Once Tiffany starts hearing the voices a Ninja begins to murder the supermodels. P is shot in the back by a spear gun during a shoot. Hoo-Chi has her neck broken whilst in hand-to-hand combat with the Ninja (following her death Hoo-Chi is revealed to be a transsexual, has male genitalia and appears as a man on a Chinese passport). Despite the murders Tiffany is determined to go ahead with the shoot. The next to be killed is Yo who dies of a massive bout of flatulence after the Ninja tampered with steroid suppositories she was taking to maintain her large behind. The voices in Tiffany's head continue to tell her that she had killed them and suspicion falls on Tiffany from the remaining models.

On the final day of the shoot, Eva's failed attempts to seduce the asexual photographers results in her abandoning the shoot. She is later found shot along with Gunter. The Ninja confronts Tiffany and Gerd and is unmasked and is Tiffany's boss Merle. Darbie is revealed to be Merle's lesbian lover. Merle and Darbie (whose real name is revealed to be Sarah) had conspired to kill the supermodels to promote the image of a new, intelligent supermodel. Gerd was also in on the scheme to escape from the dominance the mute Gunter to which he is basically a translator.

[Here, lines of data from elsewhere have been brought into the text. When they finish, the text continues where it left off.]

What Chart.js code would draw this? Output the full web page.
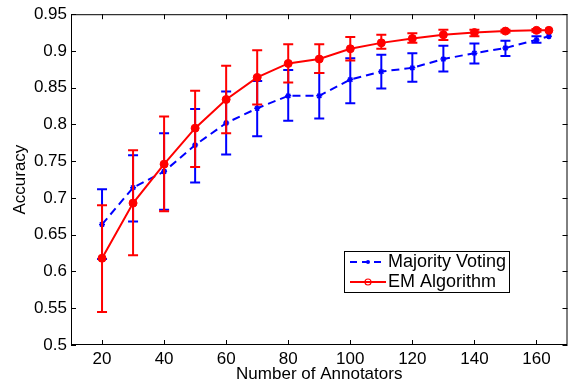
<!DOCTYPE html>
<html>
<head>
<meta charset="utf-8">
<script src="https://cdn.jsdelivr.net/npm/chart.js@4.4.0/dist/chart.umd.min.js"></script>
<style>
html, body { margin: 0; padding: 0; background: #fff; }
#wrap { width: 573px; height: 381px; }
</style>
</head>
<body>
<div id="wrap"><canvas id="myChart" width="573" height="381"></canvas></div>
<script>
var annotators = [20, 30, 40, 50, 60, 70, 80, 90, 100, 110, 120, 130, 140, 150, 160, 164];

var majorityVoting = [0.664, 0.714, 0.736, 0.772, 0.802, 0.822, 0.839, 0.839, 0.861, 0.872, 0.877, 0.889, 0.897, 0.904, 0.915, 0.920];
var majorityLow = [0.617, 0.668, 0.684, 0.721, 0.759, 0.784, 0.805, 0.808, 0.829, 0.849, 0.858, 0.872, 0.883, 0.893, 0.911, null];
var majorityHigh = [0.712, 0.758, 0.788, 0.821, 0.845, 0.859, 0.874, 0.870, 0.890, 0.895, 0.897, 0.907, 0.910, 0.914, 0.920, null];

var emAlgorithm = [0.618, 0.693, 0.746, 0.795, 0.834, 0.864, 0.883, 0.889, 0.903, 0.911, 0.917, 0.922, 0.925, 0.927, 0.928, 0.928];
var emLow = [0.545, 0.622, 0.682, 0.742, 0.788, 0.827, 0.857, 0.870, 0.887, 0.903, 0.911, 0.915, 0.920, 0.925, 0.926, null];
var emHigh = [0.690, 0.765, 0.811, 0.846, 0.880, 0.901, 0.909, 0.909, 0.919, 0.922, 0.924, 0.929, 0.929, 0.929, 0.930, null];

var xTicks = [20, 40, 60, 80, 100, 120, 140, 160];
var yTicks = [0.5, 0.55, 0.6, 0.65, 0.7, 0.75, 0.8, 0.85, 0.9, 0.95];

var FONT = 'Liberation Sans, Arial, Helvetica, sans-serif';

function toPoints(ys) {
    return annotators.map(function (x, i) { return { x: x, y: ys[i] }; });
}

var errorBars = [
    { low: majorityLow, high: majorityHigh, color: '#0000ff' },
    { low: emLow, high: emHigh, color: '#ff0000' }
];

// error bars go under each dataset's own line
var errorBarPlugin = {
    id: 'errorBars',
    beforeDatasetDraw: function (chart, args) {
        var eb = errorBars[args.index];
        var ctx = chart.ctx;
        var xs = chart.scales.x, ys = chart.scales.y;
        ctx.save();
        ctx.strokeStyle = eb.color;
        ctx.lineWidth = 2;
        for (var i = 0; i < annotators.length; i++) {
            if (eb.low[i] == null) continue;
            var px = xs.getPixelForValue(annotators[i]);
            var lo = ys.getPixelForValue(eb.low[i]);
            var hi = ys.getPixelForValue(eb.high[i]);
            ctx.beginPath();
            ctx.moveTo(px, lo); ctx.lineTo(px, hi);
            ctx.moveTo(px - 5, lo); ctx.lineTo(px + 5, lo);
            ctx.moveTo(px - 5, hi); ctx.lineTo(px + 5, hi);
            ctx.stroke();
        }
        ctx.restore();
    }
};

// matlab style box, inward ticks and legend
var framePlugin = {
    id: 'frame',
    afterDraw: function (chart) {
        var ctx = chart.ctx;
        var a = chart.chartArea;
        var xs = chart.scales.x, ys = chart.scales.y;
        ctx.save();
        ctx.strokeStyle = '#000';
        ctx.lineWidth = 1;
        ctx.strokeRect(a.left + 0.5, a.top + 0.5, a.right - a.left - 1, a.bottom - a.top - 1);
        ctx.beginPath();
        xTicks.forEach(function (v) {
            var px = Math.round(xs.getPixelForValue(v)) + 0.5;
            ctx.moveTo(px, a.bottom); ctx.lineTo(px, a.bottom - 5);
            ctx.moveTo(px, a.top); ctx.lineTo(px, a.top + 5);
        });
        yTicks.forEach(function (v) {
            var py = Math.round(ys.getPixelForValue(v)) + 0.5;
            ctx.moveTo(a.left, py); ctx.lineTo(a.left + 5, py);
            ctx.moveTo(a.right, py); ctx.lineTo(a.right - 5, py);
        });
        ctx.stroke();

        // legend
        var lx = 344, ly = 251, lw = 165, lh = 41;
        ctx.fillStyle = '#fff';
        ctx.fillRect(lx, ly, lw, lh);
        ctx.strokeRect(lx + 0.5, ly + 0.5, lw, lh);
        var rows = [
            { label: chart.data.datasets[0].label, color: '#0000ff', dash: [7, 5], y: 262, star: true },
            { label: chart.data.datasets[1].label, color: '#ff0000', dash: [], y: 282, star: false }
        ];
        rows.forEach(function (r) {
            ctx.strokeStyle = r.color;
            ctx.lineWidth = 2;
            ctx.setLineDash(r.dash);
            ctx.beginPath();
            ctx.moveTo(350, r.y); ctx.lineTo(386, r.y);
            ctx.stroke();
            ctx.setLineDash([]);
            ctx.lineWidth = 1.2;
            ctx.beginPath();
            if (r.star) {
                ctx.fillStyle = r.color;
                ctx.arc(368, r.y, 2, 0, Math.PI * 2);
                ctx.fill();
            } else {
                ctx.arc(368, r.y, 3, 0, Math.PI * 2);
                ctx.stroke();
            }
            ctx.fillStyle = '#000';
            ctx.font = '18px ' + FONT;
            ctx.textBaseline = 'middle';
            ctx.textAlign = 'left';
            ctx.fillText(r.label, 388, r.y);
        });
        ctx.restore();
    }
};

var ctx = document.getElementById('myChart');
var myChart = new Chart(ctx, {
    type: 'line',
    data: {
        datasets: [{
            label: 'Majority Voting',
            data: toPoints(majorityVoting),
            borderColor: '#0000ff',
            backgroundColor: '#0000ff',
            borderWidth: 2,
            borderDash: [8, 5],
            pointStyle: 'star',
            pointRadius: 3,
            pointBorderWidth: 1.5,
            order: 1
        }, {
            label: 'EM Algorithm',
            data: toPoints(emAlgorithm),
            borderColor: '#ff0000',
            backgroundColor: '#ff0000',
            borderWidth: 2,
            pointStyle: 'circle',
            pointRadius: 4,
            pointBorderWidth: 1,
            order: 0
        }]
    },
    options: {
        responsive: false,
        devicePixelRatio: 1,
        animation: false,
        layout: { padding: { top: 12, right: 1, left: 0, bottom: 0 } },
        plugins: {
            legend: { display: false },
            tooltip: { enabled: false }
        },
        scales: {
            x: {
                type: 'linear',
                min: 10,
                max: 170,
                afterBuildTicks: function (scale) {
                    scale.ticks = xTicks.map(function (v) { return { value: v }; });
                },
                afterFit: function (scale) { scale.height = 36; },
                grid: { display: false, drawTicks: false },
                border: { display: false },
                ticks: { color: '#000', padding: 4, maxRotation: 0, font: { family: FONT, size: 17 } },
                title: {
                    display: true,
                    text: 'Number of Annotators',
                    color: '#000',
                    padding: { top: 0, bottom: -4 },
                    font: { family: FONT, size: 17 }
                }
            },
            y: {
                min: 0.5,
                max: 0.95,
                afterBuildTicks: function (scale) {
                    scale.ticks = yTicks.map(function (v) { return { value: v }; });
                },
                afterFit: function (scale) { scale.width = 71; },
                grid: { display: false, drawTicks: false },
                border: { display: false },
                ticks: {
                    color: '#000',
                    padding: 4,
                    font: { family: FONT, size: 17 },
                    callback: function (v) { return String(Math.round(v * 100) / 100); }
                },
                title: {
                    display: true,
                    text: 'Accuracy',
                    color: '#000',
                    padding: { top: 10, bottom: 0 },
                    font: { family: FONT, size: 17 }
                }
            }
        }
    },
    plugins: [errorBarPlugin, framePlugin]
});
</script>
</body>
</html>
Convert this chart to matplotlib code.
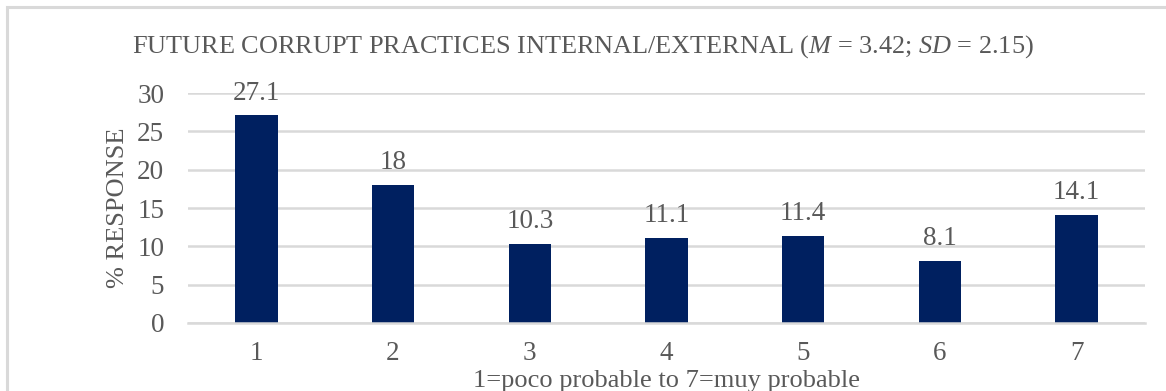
import matplotlib.pyplot as plt
from matplotlib.patches import Rectangle

plt.rcParams["font.family"] = ["Liberation Serif", "DejaVu Serif"]
plt.rcParams["mathtext.fontset"] = "custom"
plt.rcParams["mathtext.rm"] = "Liberation Serif"
plt.rcParams["mathtext.it"] = "Liberation Serif:italic"

categories = ["1", "2", "3", "4", "5", "6", "7"]
values = [27.1, 18, 10.3, 11.1, 11.4, 8.1, 14.1]
labels = ["27.1", "18", "10.3", "11.1", "11.4", "8.1", "14.1"]

text_color = "#595959"
bar_color = "#002060"
grid_color = "#d9d9d9"

fig = plt.figure(figsize=(11.66, 3.91), dpi=100)
ax = fig.add_axes([0.1612, 0.174, 0.8208, 0.588])

# light frame around the chart (Excel-style chart area)
fig.patches.append(Rectangle((7 / 1166, -0.05), 1.1, 1 - 7 / 391 + 0.05,
                             transform=fig.transFigure, fill=False,
                             edgecolor=grid_color, linewidth=2.2))

x = range(len(categories))
bars = ax.bar(x, values, width=0.31, color=bar_color)

ax.set_xlim(-0.5, len(categories) - 0.5)
ax.set_ylim(0, 30)
ax.set_yticks(range(0, 31, 5))
ax.set_xticks(list(x))
ax.set_xticklabels(categories)
ax.tick_params(axis="both", length=0, labelsize=19.5, colors=text_color)
ax.tick_params(axis="y", pad=17)
ax.tick_params(axis="x", pad=13)

ax.grid(axis="y", color=grid_color, linewidth=1.8)
ax.set_axisbelow(True)
for side in ["top", "right", "left"]:
    ax.spines[side].set_visible(False)
ax.spines["bottom"].set_color(grid_color)
ax.spines["bottom"].set_linewidth(1.8)

for bar, lab in zip(bars, labels):
    ax.annotate(lab, (bar.get_x() + bar.get_width() / 2, bar.get_height()),
                xytext=(0, 7), textcoords="offset points",
                ha="center", va="bottom", fontsize=19.5, color=text_color)

ax.set_ylabel("% RESPONSE", fontsize=19, color=text_color, labelpad=6)
ax.set_xlabel("1=poco probable to 7=muy probable", fontsize=19,
              color=text_color, labelpad=3)

fig.text(0.5, 1 - 47 / 391,
         r"FUTURE CORRUPT PRACTICES INTERNAL/EXTERNAL ($M$ = 3.42; $SD$ = 2.15)",
         ha="center", va="center", fontsize=18.9, color=text_color)

fig.savefig("out.png", dpi=100)
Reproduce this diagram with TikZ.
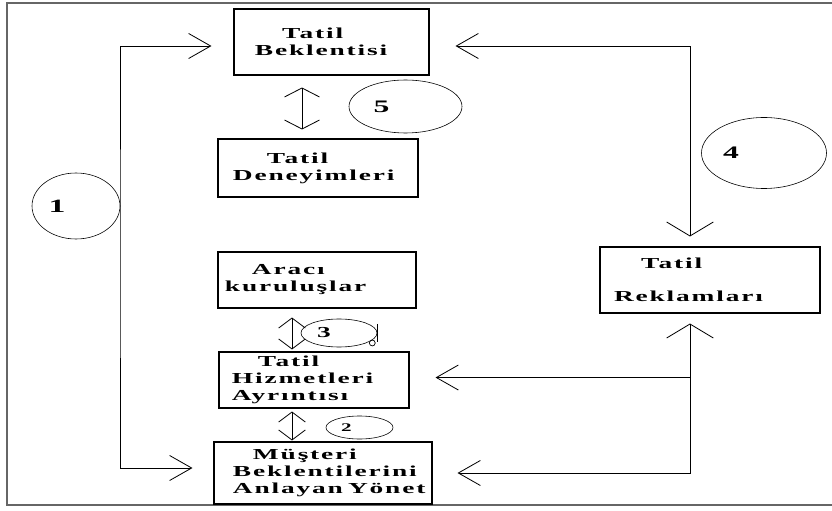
\documentclass[tikz,border=0pt]{standalone}
\usepackage{fontspec}
\newfontfamily\kutufont[FakeStretch=1.8,LetterSpace=12]{Liberation Serif}
\usetikzlibrary{arrows.meta,calc,shapes.geometric}
\tikzset{
  uzun/.tip={Straight Barb[length=0.66cm,width=0.75cm]},
  yassi/.tip={Straight Barb[length=0.42cm,width=1.4cm]},
  dik/.tip={Straight Barb[length=0.27cm,width=1.05cm]},
  kucuk/.tip={Straight Barb[length=0.3cm,width=0.8cm]},
  kutu/.style n args={3}{draw,line width=0.9pt,minimum height=#1,text width=#2,inner xsep=#3,
    inner ysep=0pt,align=left,font=\kutufont\bfseries\fontsize{13}{14.5}\selectfont},
  daire/.style={draw,ellipse,line width=0.5pt,inner sep=0pt,
    font=\kutufont\bfseries\fontsize{15}{15}\selectfont},
  hat/.style={line width=0.7pt},
}
\begin{document}
\begin{tikzpicture}[x=0.03cm,y=-0.03cm]
    \useasboundingbox (0,0) rectangle (832,511);
    \draw[black!60,line width=1pt] (832,3) -- (7,3) -- (7,505) -- (832,505);

    \node[kutu={1.98cm}{4.59cm}{0.63cm}] (bek) at (331.5,42)  {\hspace*{0.81cm}Tatil\\Beklentisi};
    \node[kutu={1.74cm}{5.1cm}{0.45cm}]  (den) at (318,168)   {\hspace*{1.02cm}Tatil\\Deneyimleri};
    \node[kutu={1.68cm}{5.52cm}{0.21cm}] (ara) at (317,280)   {\hspace*{0.81cm}Aracı\\kuruluşlar};
    \node[kutu={1.68cm}{4.92cm}{0.39cm}] (hiz) at (314,380)   {\hspace*{0.78cm}Tatil\\Hizmetleri\\Ayrıntısı};
    \node[kutu={1.86cm}{5.4cm}{0.57cm}]  (mus) at (323,473)   {\hspace*{0.6cm}Müşteri\\Beklentilerini\\Anlayan~Yönet};
    \node[kutu={1.98cm}{5.76cm}{0.42cm}] (rek) at (710,280)   {\hspace*{0.81cm}Tatil\\[14pt]Reklamları};

    \node[daire,minimum width=2.64cm,minimum height=1.98cm,font=\kutufont\bfseries\fontsize{16}{16}\selectfont] (c1) at (76,206) {1\kern1.14cm};
    \node[daire,minimum width=2.01cm,minimum height=0.69cm,font=\kutufont\bfseries\fontsize{10}{10}\selectfont] (c2) at (359.5,427.5) {2\kern0.78cm};
    \node[daire,minimum width=2.28cm,minimum height=0.84cm,font=\kutufont\bfseries\fontsize{13}{13}\selectfont] (c3) at (339,333) {3\kern0.9cm};
    \node[daire,minimum width=3.75cm,minimum height=2.13cm] (c4) at (764,153) {4\kern1.98cm};
    \node[daire,minimum width=3.39cm,minimum height=1.59cm] (c5) at (405.5,106.5) {5\kern1.44cm};
    \draw[line width=1.2pt] ($(c3.east)+(0,-9)$) -- ($(c3.east)+(0,9)$);
    \draw[line width=0.6pt] ($(c3.east)+(-5,10)$) circle[radius=2.5pt];

    \coordinate (sol) at (120,250);
    \coordinate (kol) at ($(rek.south)+(-20,64)$);
    \coordinate (hizuc) at ($(hiz.east)+(26,0)$);
    \draw[hat,uzun-uzun] ($(bek.west)+(-22,4)$) -| (sol) |- ($(mus.west)+(-21,-5)$);
    \draw[hat,uzun-yassi] ($(bek.east)+(26,4)$) -| ($(rek.north)+(-20,-10)$);
    \draw[hat,yassi-uzun] ($(rek.south)+(-20,10)$) |- ($(mus.east)+(25,0)$);
    \draw[hat,-uzun] (kol) -- (kol -| hizuc);
    \draw[hat,dik-dik] ($(bek.south)+(-29.5,12)$) -- ($(den.north)+(-16,-9)$);
    \draw[hat,kucuk-kucuk] ($(ara.south)+(-25,9)$) -- ($(hiz.north)+(-22,-2)$);
    \draw[hat,kucuk-kucuk] ($(hiz.south)+(-22,3)$) -- ($(mus.north)+(-31,-1)$);
\end{tikzpicture}
\end{document}
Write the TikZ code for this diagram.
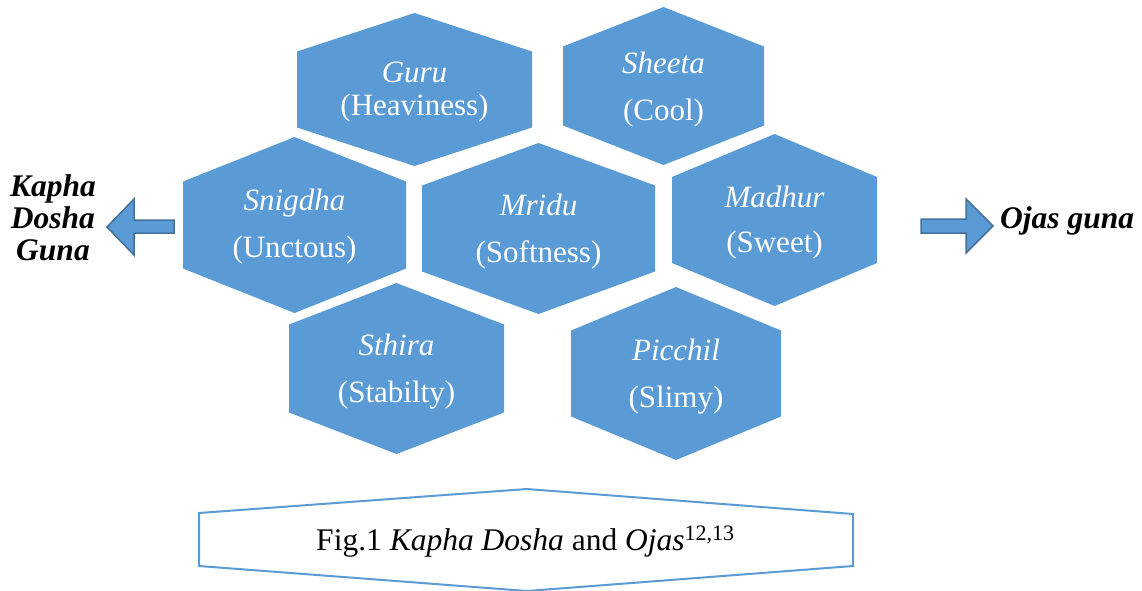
\documentclass[tikz,border=0pt]{standalone}
\usepackage{fontspec}
\setmainfont{Liberation Serif}
\definecolor{hexblue}{HTML}{5B9BD5}
\definecolor{arrowedge}{HTML}{41719C}
\tikzset{
  hexfill/.style={fill=hexblue, draw=none},
  hextop/.style={anchor=base, text=white, font=\fontsize{31}{33}\selectfont\itshape, inner sep=0pt},
  hexbot/.style={anchor=base, text=white, font=\fontsize{31}{33}\selectfont, inner sep=0pt},
  blockarrow/.style={fill=hexblue, draw=arrowedge, line width=1.5pt, line join=miter},
  sidelabel/.style={anchor=base, font=\fontsize{31.5}{32}\selectfont\bfseries\itshape, inner sep=0pt},
  capbox/.style={draw=hexblue, line width=2pt, fill=white, line join=miter},
  captext/.style={anchor=base, font=\fontsize{31.5}{34}\selectfont, inner sep=0pt}
}
% #1 name, #2 cx, #3 cy, #4 half width, #5 apex, #6 side
\newcommand\hexcell[6]{%
  \coordinate (#1) at (#2,#3);
  \path[hexfill] (#2,#3-#5) -- (#2+#4,#3-#6) -- (#2+#4,#3+#6) -- (#2,#3+#5) -- (#2-#4,#3+#6) -- (#2-#4,#3-#6) -- cycle;
}
\begin{document}
\begin{tikzpicture}[x=1pt,y=-1pt]
\useasboundingbox (0,0) rectangle (1142,590);

\hexcell{guru}{414.5}{89.5}{117.5}{76.5}{38}
\hexcell{sheeta}{663.5}{86}{100.5}{79}{39.5}
\hexcell{snigdha}{294.5}{225}{111.5}{88}{43.5}
\hexcell{mridu}{538.5}{228.5}{116.5}{85.5}{43}
\hexcell{madhur}{774.5}{220}{102.5}{86}{43}
\hexcell{sthira}{396.5}{368.5}{107.5}{85.5}{44}
\hexcell{picchil}{676}{373.5}{105}{86.5}{43}

\node[hextop] (t1a) at (414.5,82) {Guru};
\node[hexbot] (t1b) at (414.5,115) {(Heaviness)};
\node[hextop] (t2a) at (663.5,73) {Sheeta};
\node[hexbot] (t2b) at (663.5,120) {(Cool)};
\node[hextop] (t3a) at (294.5,210) {Snigdha};
\node[hexbot] (t3b) at (294.5,257) {(Unctous)};
\node[hextop] (t4a) at (538.5,215) {Mridu};
\node[hexbot] (t4b) at (538.5,262) {(Softness)};
\node[hextop] (t5a) at (774.5,207) {Madhur};
\node[hexbot] (t5b) at (774.5,252) {(Sweet)};
\node[hextop] (t6a) at (396.5,355) {Sthira};
\node[hexbot] (t6b) at (396.5,402) {(Stabilty)};
\node[hextop] (t7a) at (676,360) {Picchil};
\node[hexbot] (t7b) at (676,407) {(Slimy)};

% left block arrow
\path[blockarrow] (107,227) -- (134,199) -- (134,220) -- (174,220) -- (174,233) -- (134,233) -- (134,255) -- cycle;
% right block arrow
\path[blockarrow] (993,226) -- (966,199) -- (966,219) -- (921,219) -- (921,233) -- (966,233) -- (966,253) -- cycle;

\node[sidelabel] (kl1) at (53,196) {Kapha};
\node[sidelabel] (kl2) at (53,228) {Dosha};
\node[sidelabel] (kl3) at (53,260) {Guna};
\node[sidelabel, anchor=base west] (oj) at (1000,228) {Ojas guna};

\path[capbox] (199,513) -- (527,489) -- (853,514) -- (853,566) -- (527,591) -- (199,566) -- cycle;
\node[captext] (cap) at (525.5,550) {Fig.1 \textit{Kapha Dosha} and \textit{Ojas}\textsuperscript{12,13}};
\end{tikzpicture}
\end{document}
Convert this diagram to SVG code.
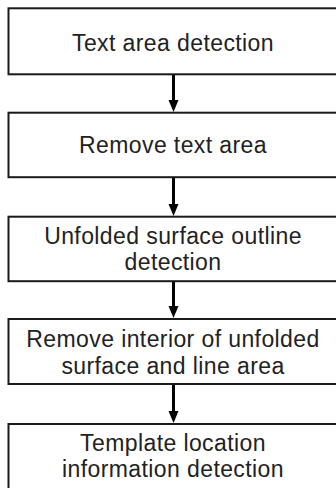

Merle reveals that Tiffany is a major pawn in her scheme. The voices in her head were part of a scheme involving micro transmitters inserted in Tiffany's ears whilst she was having surgery to remove a freckle on her left nipple which Tiffany was concerned would turn cancerous. The voices are provided by Ryan himself who is another associate of Merle. He is also Dieter, Eva's poolboy. Merle turns the gun on Tiffany, she tries to talk them out of killing anyone else but is shot dead to set her up as the killer. The movie ends with Merle and Sarah/Darbie on the beach, talking about the future, but Merle is then shot (presumably with fatal consequences) by Sarah/Darbie presumably so only she would control the new wave of models.

==Notes==

The film features actresses with experience as models. Jaime Pressley and Brooke Burns both have modeling backgrounds. Eva Derrek is a former Miss Germany with extensive experience as a fashion and fitness model (and incidentally a former flight attendant for a German airline). She plays a French model in the film.

==Cast==

- Jamie Pressly as Tiffany
- Kimberley Davies as Darbie
- Sung-Hi Lee as Hoo-Chi
- Brooke Burns as Eva
- Marcelle Larice as Yo
- Maria Arcé as P
- Eva Derrek as French model

==Reception==

Reception was generally unfavorable.
Scott Weinberg of DVDTalk.com described the film as "One of the stupidest, sloppiest, skankiest, and most amazingly unfunny comedies I've ever seen."

Catriona Mathewson of the Courier Mail gave it one star writing "WE HAVE a new contender for the worst movie ever made".

Impulse Gamer gave it a rating of 7.9 while saying, "It's cheese, it's camp, it's really a bad movie but somehow manages to pull itself together for an almost decent laugh."